There was a time when the orangemen thought the proper display of school spirit meant painting the Pioneer and dynamiting the concrete “O” on Skinner’s Butte and when the Webfeet thought Corvallis streets must run with lemon and green paint if the big game were to be fittingly celebrated. Those were the dear old days.
Today, although some mite of paint has been spread by the more irresponsible students without official censure, the townspeople of Eugene and Corvallis and the administrations of the two institutions frown upon such effusions of spirit.
Last year, owing largely to a friendly visit to Eugene by Jack Graham, OSC student body president, a truce on vandalism was arranged, and the big game came off without any material damage either to the properties of the two schools or to their respective spirits.

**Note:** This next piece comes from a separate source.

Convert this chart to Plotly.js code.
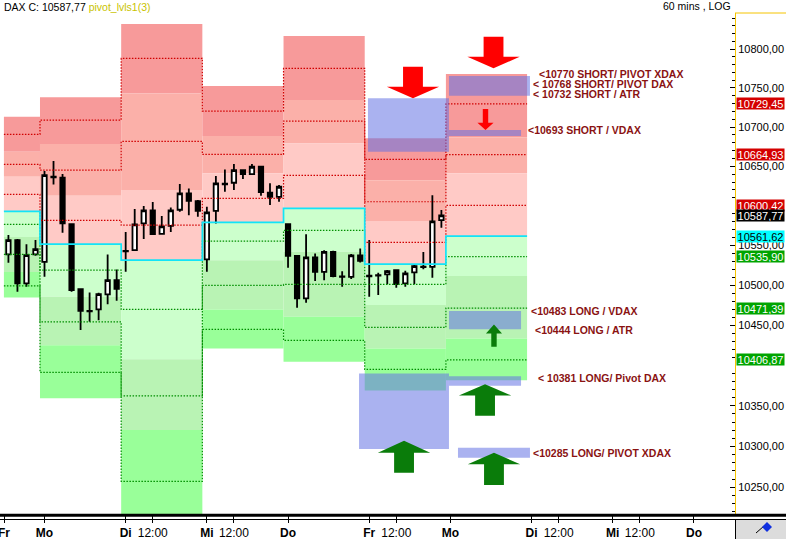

Dr. Boyer, who admittedly raised as much hell as the next lad in his undergraduate days, pointed out before the Beaver-Duck clash last year the change in public opinion of interscholastic vandalism. “We can’t stop a lot of underclass barbarism,” he declared, “but let us do our best. A savage demonstration will destroy the good will which marks our present relations. I am going to be sitting next to President Peavy at the game, but I am not going to turn around and swat him — just as at a banquet I wouldn’t pull on the tablecloth and turn the gravy over in his lap.”
Editor’s note: This editorial was taken from the Nov. 21, 1936, edition of the Oregon Daily Emerald. Go Ducks, and keep it Civil!